Exploring Topical CBD for Peripheral Neuropathy
Peripheral neuropathy is a common type of chronic pain. Symptoms include numbness, tingling sensations, pain, and weakness, which usually starts in the hands and feet. Diabetes, alcohol dependence, and chemotherapy are among the top causes of peripheral neuropathy.
Current therapies for peripheral neuropathy are limited, which has inspired the exploration of alternative therapies. A small study suggests that CBD might help relieve neuropathic pain by interacting with cannabinoid receptors in the dorsal spinal cord.
In a randomized, double-blind trial, 29 adults with symptomatic peripheral neuropathy were given a CBD cream (250 mg CBD per 3-oz jar) or a placebo cream for 4 weeks. They applied the cream topically to painful areas up to four times per day. The CBD group had a significant decrease in pain and itchy sensations when compared to the placebo group.
Other Potential Uses of Topical CBD
Research exploring the use of transdermal CBD for other types of pain and inflammation is limited. However, preliminary studies suggest potential benefits of topical CBD for multiple reasons:
Joint pain — In an animal model of arthritis, CBD gel was applied topically to rat paws for 4 days consecutively. The transdermal CBD gel significantly reduced joint swelling, inflammation, and pain.
Back pain — In two published patient case reports, a transdermal CBD cream (400 mg CBD per 2-oz jar) provided significant relief from acute and chronic back pain.
Epidermolysis bullosa — This rare blistering skin condition causes itching and pain. In a review of three cases of epidermolysis bullosa, the use of topical CBD reduced blistering and pain. One patient was able to wean completely off opioid analgesics.
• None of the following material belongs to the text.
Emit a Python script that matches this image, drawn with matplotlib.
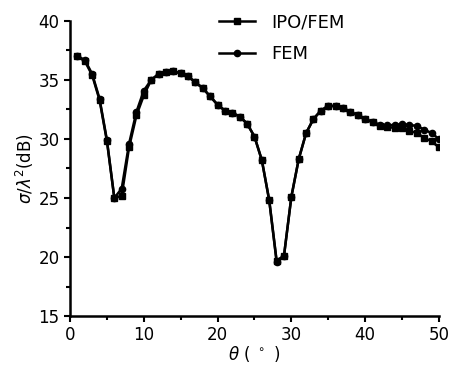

Palliative care — When 58 outpatients receiving palliative care were surveyed, 24% reported using CBD. Topical products and oral sprays were the most common forms used. Approximately 50% of CBD users reported less pain.
Skin conditions — In a retrospective analysis of 20 patients with psoriasis or atopic dermatitis, all patients experienced some benefits from the topical use of CBD ointment twice per day for 3 months. The benefits included reduced inflammation and improved skin hydration, elasticity, and scar appearance.
Future studies could add further support for the targeted use of transdermal CBD in inflammatory conditions. Providing topical CBD as part of a full-spectrum blend of cannabinoids, rather than using it in isolation, may enhance the benefits, which is an area also worthy of research.